### Information supplied:
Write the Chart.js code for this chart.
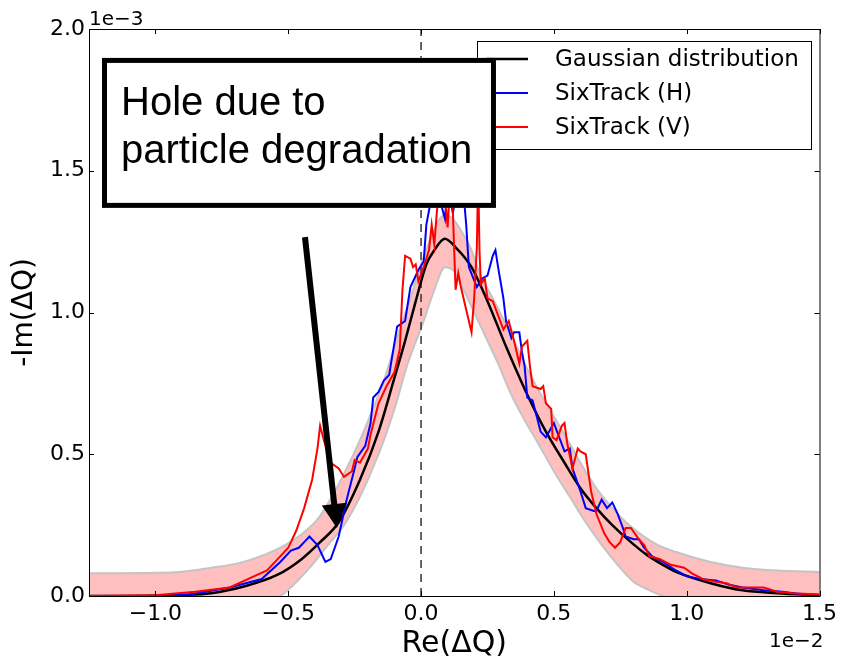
<!DOCTYPE html>
<html>
<head>
<meta charset="utf-8">
<script src="https://cdn.jsdelivr.net/npm/chart.js@4.4.1/dist/chart.umd.min.js"></script>
<style>
  html, body { margin: 0; padding: 0; background: #fff; }
  #wrap { width: 842px; height: 662px; position: relative; }
</style>
</head>
<body>
<div id="wrap"><canvas id="myChart"></canvas></div>
<script>
// x values in units of 1e-2, y values in units of 1e-3
const xTicks = [-1.0, -0.5, 0.0, 0.5, 1.0, 1.5];
const yTicks = [0.0, 0.5, 1.0, 1.5, 2.0];

const gaussian = [
  [-1.25, 0.0], [-1.0, 0.002], [-0.79, 0.01], [-0.66, 0.035], [-0.54, 0.075], [-0.45, 0.13],
  [-0.38, 0.19], [-0.31, 0.26], [-0.23, 0.41], [-0.16, 0.58], [-0.10, 0.77], [-0.06, 0.90],
  [-0.02, 1.04], [0.02, 1.17], [0.05, 1.22], [0.09, 1.26], [0.13, 1.23], [0.19, 1.16],
  [0.25, 1.04], [0.32, 0.88], [0.40, 0.71], [0.47, 0.58], [0.54, 0.47], [0.60, 0.38],
  [0.66, 0.31], [0.72, 0.25], [0.79, 0.19], [0.85, 0.145], [0.91, 0.11], [0.96, 0.085],
  [1.09, 0.045], [1.21, 0.02], [1.34, 0.01], [1.5, 0.003]
];

// edges of the shaded uncertainty band
const bandUpper = [
  [-1.25, 0.08], [-1.0, 0.082], [-0.91, 0.085], [-0.79, 0.10], [-0.69, 0.115], [-0.59, 0.145],
  [-0.51, 0.18], [-0.44, 0.225], [-0.39, 0.27], [-0.33, 0.36], [-0.28, 0.45], [-0.23, 0.55],
  [-0.19, 0.64], [-0.14, 0.76], [-0.08, 0.94], [-0.04, 1.05], [0.0, 1.17], [0.04, 1.27],
  [0.07, 1.33], [0.09, 1.345], [0.12, 1.33], [0.15, 1.29], [0.19, 1.22], [0.22, 1.14],
  [0.27, 1.05], [0.34, 0.92], [0.40, 0.80], [0.47, 0.68], [0.54, 0.57], [0.60, 0.47],
  [0.66, 0.38], [0.72, 0.31], [0.79, 0.245], [0.89, 0.18], [0.96, 0.155], [1.09, 0.12],
  [1.21, 0.10], [1.34, 0.09], [1.5, 0.085]
];
const bandLower = [
  [-1.25, -0.06], [-0.60, -0.02], [-0.53, 0.0], [-0.48, 0.04], [-0.41, 0.11], [-0.35, 0.18],
  [-0.29, 0.25], [-0.23, 0.35], [-0.16, 0.50], [-0.10, 0.66], [-0.05, 0.82], [0.01, 0.97],
  [0.05, 1.08], [0.09, 1.16], [0.12, 1.15], [0.16, 1.08], [0.20, 1.00], [0.24, 0.92],
  [0.29, 0.82], [0.34, 0.71], [0.39, 0.62], [0.44, 0.54], [0.50, 0.44], [0.56, 0.35],
  [0.62, 0.26], [0.68, 0.18], [0.74, 0.11], [0.80, 0.05], [0.86, 0.02], [0.91, 0.0],
  [1.0, -0.03], [1.5, -0.06]
];

const sixTrackH = [
  [-1.0, 0.0], [-0.87, 0.005], [-0.72, 0.03], [-0.60, 0.06], [-0.53, 0.12], [-0.49, 0.16],
  [-0.46, 0.17], [-0.44, 0.19], [-0.42, 0.21], [-0.39, 0.18], [-0.36, 0.12], [-0.34, 0.13],
  [-0.31, 0.21], [-0.28, 0.34], [-0.25, 0.45], [-0.24, 0.49], [-0.21, 0.53], [-0.19, 0.61],
  [-0.18, 0.70], [-0.16, 0.72], [-0.14, 0.76], [-0.12, 0.78], [-0.09, 0.95], [-0.06, 0.97],
  [-0.04, 1.09], [-0.01, 1.15], [0.01, 1.18], [0.02, 1.31], [0.03, 1.36], [0.05, 1.45],
  [0.07, 1.40], [0.09, 1.33], [0.10, 1.45], [0.12, 1.35], [0.14, 1.48], [0.16, 1.42],
  [0.17, 1.31], [0.18, 1.16], [0.21, 1.09], [0.23, 1.12], [0.25, 1.13], [0.27, 1.20],
  [0.28, 1.22], [0.29, 1.16], [0.31, 1.05], [0.32, 0.97], [0.34, 0.91], [0.35, 0.93],
  [0.37, 0.93], [0.38, 0.86], [0.39, 0.81], [0.40, 0.70], [0.42, 0.69], [0.45, 0.58],
  [0.47, 0.56], [0.50, 0.61], [0.52, 0.56], [0.54, 0.51], [0.56, 0.52], [0.57, 0.45],
  [0.60, 0.37], [0.62, 0.31], [0.65, 0.30], [0.66, 0.30], [0.68, 0.34], [0.70, 0.31],
  [0.72, 0.33], [0.74, 0.29], [0.76, 0.24], [0.77, 0.21], [0.80, 0.20], [0.82, 0.20],
  [0.84, 0.17], [0.87, 0.14], [0.91, 0.12], [0.96, 0.09], [1.00, 0.07], [1.05, 0.06],
  [1.11, 0.055], [1.16, 0.04], [1.21, 0.03], [1.29, 0.02], [1.36, 0.015], [1.44, 0.005]
];

const sixTrackV = [
  [-1.25, 0.0], [-1.0, 0.003], [-0.85, 0.015], [-0.72, 0.03], [-0.64, 0.065], [-0.58, 0.09],
  [-0.53, 0.14], [-0.50, 0.17], [-0.47, 0.23], [-0.44, 0.31], [-0.41, 0.41], [-0.39, 0.52],
  [-0.38, 0.60], [-0.36, 0.53], [-0.34, 0.47], [-0.31, 0.45], [-0.29, 0.42], [-0.26, 0.44],
  [-0.25, 0.48], [-0.23, 0.47], [-0.20, 0.52], [-0.19, 0.57], [-0.16, 0.68], [-0.13, 0.74],
  [-0.10, 0.79], [-0.08, 0.87], [-0.07, 1.08], [-0.06, 1.20], [-0.04, 1.19], [-0.03, 1.16],
  [-0.02, 1.17], [-0.01, 1.11], [0.01, 1.16], [0.03, 1.22], [0.04, 1.31], [0.05, 1.24],
  [0.06, 1.36], [0.08, 1.52], [0.10, 1.30], [0.11, 1.46], [0.12, 1.35], [0.13, 1.08],
  [0.14, 1.14], [0.15, 1.09], [0.17, 1.01], [0.19, 0.93], [0.20, 1.05], [0.21, 1.23],
  [0.215, 1.48], [0.22, 1.22], [0.225, 1.10], [0.24, 1.12], [0.25, 1.05], [0.27, 1.04],
  [0.29, 0.99], [0.31, 0.94], [0.33, 0.97], [0.35, 0.90], [0.37, 0.82], [0.38, 0.88],
  [0.40, 0.90], [0.41, 0.81], [0.42, 0.74], [0.45, 0.73], [0.46, 0.74], [0.47, 0.68],
  [0.49, 0.66], [0.495, 0.56], [0.51, 0.55], [0.53, 0.60], [0.54, 0.61], [0.55, 0.54],
  [0.57, 0.45], [0.59, 0.52], [0.60, 0.51], [0.62, 0.50], [0.64, 0.37], [0.66, 0.29],
  [0.69, 0.22], [0.71, 0.19], [0.73, 0.17], [0.75, 0.19], [0.77, 0.24], [0.79, 0.24],
  [0.82, 0.20], [0.84, 0.18], [0.86, 0.14], [0.90, 0.13], [0.94, 0.11], [0.99, 0.10],
  [1.02, 0.08], [1.06, 0.06], [1.11, 0.05], [1.15, 0.045], [1.19, 0.03], [1.24, 0.03],
  [1.29, 0.03], [1.34, 0.015], [1.40, 0.01], [1.50, 0.005]
];

const zeroLine = [[0, 0], [0, 2.0]];

// annotation anchors, in data units
const noteBox = { x0: -1.201, x1: 0.282, y0: 1.898, y1: 1.369 };
const noteLines = ['Hole due to', 'particle degradation'];
const arrowFrom = { x: -0.437, y: 1.266 };
const arrowTo = { x: -0.317, y: 0.240 };

const toXY = arr => arr.map(([x, y]) => ({ x, y }));
const fmt = v => (v < 0 ? '\u2212' : '') + Math.abs(v).toFixed(1);

const frameAndNotes = {
  id: 'frameAndNotes',
  afterDatasetsDraw(chart) {
    const { ctx, chartArea: a, scales: { x, y } } = chart;
    ctx.save();
    ctx.strokeStyle = '#000';
    ctx.lineWidth = 1;
    ctx.strokeRect(a.left + 0.5, a.top + 0.5, a.right - a.left, a.bottom - a.top);
    // matplotlib style inward ticks on all four sides
    ctx.beginPath();
    xTicks.forEach(v => {
      const px = Math.round(x.getPixelForValue(v)) + 0.5;
      ctx.moveTo(px, a.bottom); ctx.lineTo(px, a.bottom - 5);
      ctx.moveTo(px, a.top); ctx.lineTo(px, a.top + 5);
    });
    yTicks.forEach(v => {
      const py = Math.round(y.getPixelForValue(v)) + 0.5;
      ctx.moveTo(a.left, py); ctx.lineTo(a.left + 5, py);
      ctx.moveTo(a.right, py); ctx.lineTo(a.right - 5, py);
    });
    ctx.stroke();
    ctx.restore();
  },
  afterDraw(chart) {
    const { ctx, chartArea: a, scales: { x, y } } = chart;
    ctx.save();

    // offset labels
    ctx.fillStyle = '#000';
    ctx.font = '20px "DejaVu Sans"';
    ctx.textBaseline = 'alphabetic';
    ctx.textAlign = 'left';
    ctx.fillText('1e\u22123', a.left, 25);
    ctx.textAlign = 'right';
    ctx.fillText('1e\u22122', a.right + 4, 647);

    // legend
    const items = ['Gaussian distribution', 'SixTrack (H)', 'SixTrack (V)']
      .map(l => chart.data.datasets.find(d => d.label === l));
    ctx.fillStyle = '#fff';
    ctx.fillRect(477.5, 41.5, 334, 108);
    ctx.strokeStyle = '#000';
    ctx.lineWidth = 1;
    ctx.strokeRect(477.5, 41.5, 334, 108);
    ctx.font = '23px "DejaVu Sans"';
    ctx.textAlign = 'left';
    ctx.textBaseline = 'middle';
    items.forEach((d, i) => {
      const ly = 59 + i * 34;
      ctx.strokeStyle = d.borderColor;
      ctx.lineWidth = d.borderWidth;
      ctx.beginPath();
      ctx.moveTo(486, ly); ctx.lineTo(528, ly);
      ctx.stroke();
      ctx.fillStyle = '#000';
      ctx.fillText(d.label, 555, ly + 1);
    });

    // annotation box
    const bx0 = x.getPixelForValue(noteBox.x0), bx1 = x.getPixelForValue(noteBox.x1);
    const by0 = y.getPixelForValue(noteBox.y0), by1 = y.getPixelForValue(noteBox.y1);
    ctx.fillStyle = '#fff';
    ctx.fillRect(bx0, by0, bx1 - bx0, by1 - by0);
    ctx.strokeStyle = '#000';
    ctx.lineWidth = 5;
    ctx.strokeRect(bx0 + 2.5, by0 + 2.5, bx1 - bx0 - 5, by1 - by0 - 5);
    ctx.fillStyle = '#000';
    ctx.font = '40px "Liberation Sans", Arial, sans-serif';
    ctx.textAlign = 'left';
    ctx.textBaseline = 'alphabetic';
    noteLines.forEach((t, i) => ctx.fillText(t, bx0 + 19, by0 + 57 + i * 48));

    // arrow
    const ax0 = x.getPixelForValue(arrowFrom.x), ay0 = y.getPixelForValue(arrowFrom.y);
    const ax1 = x.getPixelForValue(arrowTo.x), ay1 = y.getPixelForValue(arrowTo.y);
    const len = Math.hypot(ax1 - ax0, ay1 - ay0);
    const ux = (ax1 - ax0) / len, uy = (ay1 - ay0) / len;
    const headL = 24, headW = 12.5;
    const bx = ax1 - ux * headL, byy = ay1 - uy * headL;
    ctx.strokeStyle = '#000';
    ctx.lineWidth = 6;
    ctx.lineCap = 'butt';
    ctx.beginPath();
    ctx.moveTo(ax0, ay0); ctx.lineTo(bx + ux * 2, byy + uy * 2);
    ctx.stroke();
    ctx.beginPath();
    ctx.moveTo(ax1, ay1);
    ctx.lineTo(bx - uy * headW, byy + ux * headW);
    ctx.lineTo(bx + uy * headW, byy - ux * headW);
    ctx.closePath();
    ctx.fill();
    ctx.restore();
  }
};

const ctx = document.getElementById('myChart').getContext('2d');
const myChart = new Chart(ctx, {
  type: 'scatter',
  data: {
    datasets: [
      { label: 'SixTrack (V)', data: toXY(sixTrackV), showLine: true, borderColor: '#ff0000',
        borderWidth: 2, pointRadius: 0, tension: 0, order: 1, clip: 0 },
      { label: 'SixTrack (H)', data: toXY(sixTrackH), showLine: true, borderColor: '#0000ff',
        borderWidth: 2, pointRadius: 0, tension: 0, order: 2, clip: 0 },
      { label: 'Gaussian distribution', data: toXY(gaussian), showLine: true, borderColor: '#000000',
        borderWidth: 2.5, pointRadius: 0, cubicInterpolationMode: 'monotone', order: 3, clip: 0 },
      { label: 'zero', data: toXY(zeroLine), showLine: true, borderColor: '#333333',
        borderWidth: 1.5, borderDash: [8, 6], pointRadius: 0, order: 4, clip: 0 },
      { label: 'band upper', data: toXY(bandUpper), showLine: true, borderColor: '#c4c4c4',
        borderWidth: 2, backgroundColor: 'rgb(255,191,191)', fill: '+1', pointRadius: 0,
        cubicInterpolationMode: 'monotone', order: 6, clip: 0 },
      { label: 'band lower', data: toXY(bandLower), showLine: true, borderColor: '#c4c4c4',
        borderWidth: 2, pointRadius: 0, cubicInterpolationMode: 'monotone', order: 5, clip: 0 }
    ]
  },
  options: {
    responsive: true,
    maintainAspectRatio: false,
    animation: false,
    layout: { padding: { top: 29, right: 19, left: 0, bottom: 0 } },
    plugins: { legend: { display: false }, tooltip: { enabled: false } },
    scales: {
      x: {
        type: 'linear',
        min: -1.25,
        max: 1.5,
        afterBuildTicks: s => { s.ticks = xTicks.map(v => ({ value: v })); },
        afterFit: s => { s.height = 66; },
        grid: { display: false, drawTicks: false },
        border: { display: false },
        ticks: { callback: fmt, autoSkip: false, maxRotation: 0, padding: 5, color: '#000',
                 font: { family: 'DejaVu Sans', size: 22 } },
        title: { display: true, text: 'Re(\u0394Q)', color: '#000', padding: { top: 0, bottom: 0 },
                 font: { family: 'DejaVu Sans', size: 30 } }
      },
      y: {
        type: 'linear',
        min: 0,
        max: 2.0,
        afterBuildTicks: s => { s.ticks = yTicks.map(v => ({ value: v })); },
        afterFit: s => { s.width = 89; },
        grid: { display: false, drawTicks: false },
        border: { display: false },
        ticks: { callback: fmt, autoSkip: false, padding: 4, color: '#000',
                 font: { family: 'DejaVu Sans', size: 22 } },
        title: { display: true, text: '-Im(\u0394Q)', color: '#000', padding: { top: 8, bottom: 0 },
                 font: { family: 'DejaVu Sans', size: 28 } }
      }
    }
  },
  plugins: [frameAndNotes]
});
</script>
</body>
</html>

### Goal:
Extract, word for word, each line from the top of the data down to and including the line with "const yTicks = [0.0, 0.5, 1.0, 1.5, 2.0];"; skip the pictures.

### Right answer:
Write the Chart.js code for this chart.
<!DOCTYPE html>
<html>
<head>
<meta charset="utf-8">
<script src="https://cdn.jsdelivr.net/npm/chart.js@4.4.1/dist/chart.umd.min.js"></script>
<style>
  html, body { margin: 0; padding: 0; background: #fff; }
  #wrap { width: 842px; height: 662px; position: relative; }
</style>
</head>
<body>
<div id="wrap"><canvas id="myChart"></canvas></div>
<script>
// x values in units of 1e-2, y values in units of 1e-3
const xTicks = [-1.0, -0.5, 0.0, 0.5, 1.0, 1.5];
const yTicks = [0.0, 0.5, 1.0, 1.5, 2.0];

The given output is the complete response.